PII-099 - PHYSIOLOGICALLY BASED PHARMACOKINETIC MODEL TO ASSESS THE DRUG-DRUG-GENE INTERACTION POTENTIAL OF BELZUTIFAN IN COMBINATION WITH CYCLIN-DEPENDENT KINASE 4/6 INHIBITORS IN HEALTHY VOLUNTEERS.

D. Meiman, T. Shugg, T. Skaar, S. Quinney; Indiana University, Indianapolis, IN, USA.

Background: Belzutifan is a novel treatment for several von Hippel-Lindau-associated cancers and is being evaluated in clinical trials for the treatment of renal cell carcinoma in combination with the cyclin-dependent kinase 4/6 inhibitors abemaciclib and palbociclib. Belzutifan is metabolized via UGT2B17 and CYP2C19 and is a weak inducer of CYP3A4, with greater induction predicted in dual UGT2B17/CYP2C19 poor metabolizers (PMs). Our objective was to assess the drug-drug-gene interaction potential of belzutifan when co-administered with the CYP3A4 substrates abemaciclib and palbociclib in individuals with varying UGT2B17/CYP2C19 phenotypes.

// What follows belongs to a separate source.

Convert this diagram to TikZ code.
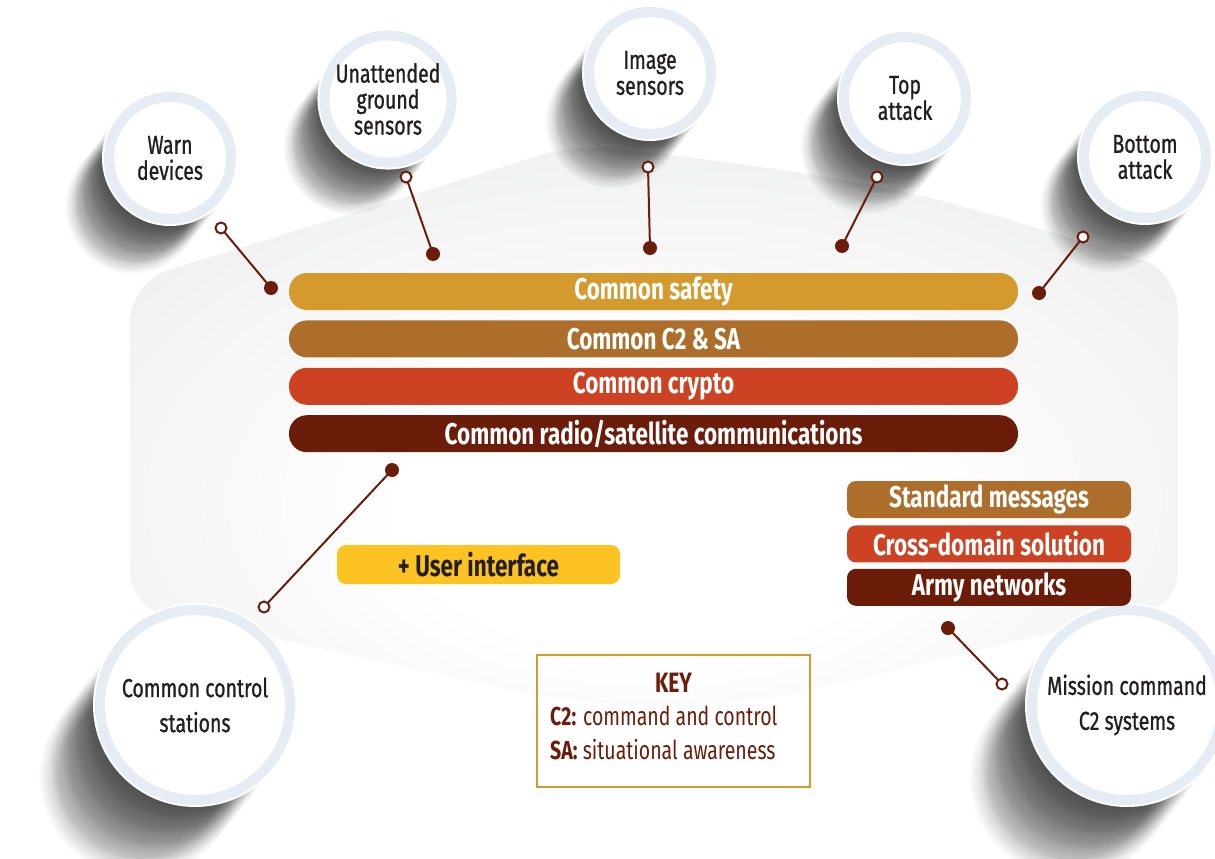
\documentclass[tikz,border=0pt]{standalone}
\usepackage{fontspec}
\setmainfont{Fira Sans}[FakeStretch=0.75]
\newfontfamily\sensorfont{Fira Sans}[FakeStretch=0.75, FakeBold=0.9]
\usetikzlibrary{positioning, backgrounds, fadings, calc}

\definecolor{safetygold}{HTML}{D49A2E}
\definecolor{c2brown}{HTML}{AD6E2B}
\definecolor{cryptored}{HTML}{CC4222}
\definecolor{radiored}{HTML}{6B1D0A}
\definecolor{uiyellow}{HTML}{FCC323}
\definecolor{ringblue}{HTML}{E6ECF4}
\definecolor{bggray}{HTML}{E2E3E4}
\definecolor{inkgray}{HTML}{231F20}

\pgfdeclareradialshading{bgshade}{\pgfpoint{0bp}{-8bp}}{color(0bp)=(white); color(12bp)=(white); color(48bp)=(bggray); color(80bp)=(bggray)}

\tikzset{
	sensor/.style={circle, inner sep=0pt, minimum size=122pt, fill=white, draw=ringblue, line width=10pt,
		preaction={draw=white, line width=14pt}, text=inkgray, align=center, font=\sensorfont\fontsize{26}{26}\selectfont},
	bigsensor/.style={sensor, minimum size=190pt, font=\sensorfont\fontsize{26}{35}\selectfont},
	layer/.style={rounded corners=18pt, minimum width=729pt, minimum height=37pt, inner sep=0pt,
		text=white, font=\bfseries\fontsize{30}{30}\selectfont},
	tag/.style={layer, rounded corners=9pt, minimum width=284pt},
	link/.style={radiored, line width=2pt},
}

\begin{document}
\begin{tikzpicture}[x=1pt, y=-1pt]
	\useasboundingbox (0,0) rectangle (1215,859);

	\node[sensor] (warn) at (170,158) {Warn\\devices};
	\node[sensor] (ugs) at (388,99) {Unattended\\ground\\sensors};
	\node[sensor] (image) at (650,73) {Image\\sensors};
	\node[sensor] (top) at (905,98) {Top\\attack};
	\node[sensor] (bottom) at (1145,157) {Bottom\\attack};
	\node[bigsensor] (ccs) at (195,705) {Common control\\stations};
	\node[bigsensor] (mcs) at (1127,705) {Mission command\\C2 systems};

	\node[layer, fill=safetygold] (safety) at (653.5,291.5) {Common safety};
	\node[layer, fill=c2brown, below=10pt of safety] (c2sa) {Common C2 \& SA};
	\node[layer, fill=cryptored, below=10pt of c2sa] (crypto) {Common crypto};
	\node[layer, fill=radiored, below=10pt of crypto] (radio) {Common radio/satellite communications};

	\node[tag, fill=c2brown] (stdmsg) at (989,499.5) {Standard messages};
	\node[tag, fill=cryptored, below=7pt of stdmsg] (xdomain) {Cross-domain solution};
	\node[tag, fill=radiored, below=6pt of xdomain] (armynet) {Army networks};

	\node[tag, fill=uiyellow, text=inkgray, minimum height=39pt, minimum width=283pt] (ui) at (478.5,564.5) {+ User interface};

	\node[draw=safetygold, line width=2.5pt, minimum width=273pt, minimum height=132pt] (key) at (673.5,721) {};
	\node[text=radiored, font=\bfseries\fontsize{28}{28}\selectfont] (keyhead) at (673.5,683) {KEY};
	\node[text=radiored, anchor=west, align=left, inner sep=0pt, font=\fontsize{26}{34}\selectfont] (keytext) at (550,733)
		{\textbf{C2:} command and control\\\textbf{SA:} situational awareness};

	\coordinate (warn-o) at (221,228);   \coordinate (warn-d) at (271,288);
	\coordinate (ugs-o) at (406,177);    \coordinate (ugs-d) at (433,254);
	\coordinate (image-o) at (648,167);  \coordinate (image-d) at (650,248);
	\coordinate (top-o) at (877,177);    \coordinate (top-d) at (842,246);
	\coordinate (bottom-o) at (1083,237); \coordinate (bottom-d) at (1039,293);
	\coordinate (ccs-o) at (264,607);    \coordinate (ccs-d) at (392,470);
	\coordinate (mcs-o) at (1002,684);   \coordinate (mcs-d) at (948,628);

	\foreach \n in {warn,ugs,image,top,bottom,ccs,mcs} {
		\draw[link] (\n-o) -- (\n-d);
		\fill[radiored] (\n-d) circle (7pt);
		\draw[link, fill=white] (\n-o) circle (5.5pt);
	}

	\begin{scope}[on background layer]
		\shade[shading=bgshade] (130,450) [rounded corners=40pt] -- (130,282) -- (580,143) [sharp corners]
			.. controls (900,185) .. (1150,263) [rounded corners=30pt] -- (1178,280) -- (1178,603)
			[rounded corners=150pt] -- (667,724) [rounded corners=35pt] -- (130,607) -- cycle;
		\foreach \n/\r in {warn/68, ugs/68, image/68, top/68, bottom/68, ccs/101, mcs/102}
			\foreach \k in {1,...,5}
				\fill[black, opacity=0.21, path fading=circle with fuzzy edge 20 percent]
					($(\n.center)+(-\k*0.11*\r, \k*0.14*\r)$) circle (\r pt);
	\end{scope}
\end{tikzpicture}
\end{document}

Methods: Physiologically based pharmacokinetic (PBPK) models for belzutifan, abemaciclib, and palbociclib were constructed in Simcyp V21 and confirmed using data from FDA reviews and prior publications.[1-3] Virtual trials evaluating the AUC0-inf of single dose palbociclib (125 mg) or abemaciclib (200 mg) alone and following 7 days of belzutifan (120 mg once daily) were simulated in healthy volunteers with differing UGT2B17/CYP2C19 phenotypes.

Results: Compared to dual UGT2B17/CYP2C19 extensive metabolizers (EMs), belzutifan exposure increased approximately 4.4-fold in dual PMs. Belzutifan decreased the AUC0-inf of abemaciclib by 24.3% and 52.2% in dual EMs and dual PMs, respectively, with the relative potency-adjusted unbound AUC[2] decreasing by 17.3% and 40.7%. Similarly, belzutifan decreased the AUC0-inf of palbociclib by 13.2% and 36.8% in dual EMs and dual PMs, respectively.

Conclusion: Belzutifan has the potential to decrease the exposure of combination therapies metabolized via CYP3A4, with the interaction dependent on UGT2B17/CYP2C19 phenotype.

1. Merck Sharp Dohme. Welireg (belzutifan) [Multi-Discipline Review]. U.S. Food and Drug Administration website. Approved August 13, 2021. Accessed April 6, 2022.
2. Posada, M. M., Morse, B. L., Turner, P. K., Kulanthaivel, P., Hall, S. D., & Dickinson, G. L. (2020). Predicting Clinical Effects of CYP3A4 Modulators on Abemaciclib and Active Metabolites Exposure Using Physiologically Based Pharmacokinetic Modeling. J. Clin. Pharmacol. 60(7), 915–930.
3. Yu, Y., Loi, C. M., Hoffman, J., & Wang, D. (2017). Physiologically Based Pharmacokinetic Modeling of Palbociclib. J. Clin. Pharmacol. 57(2), 173–184.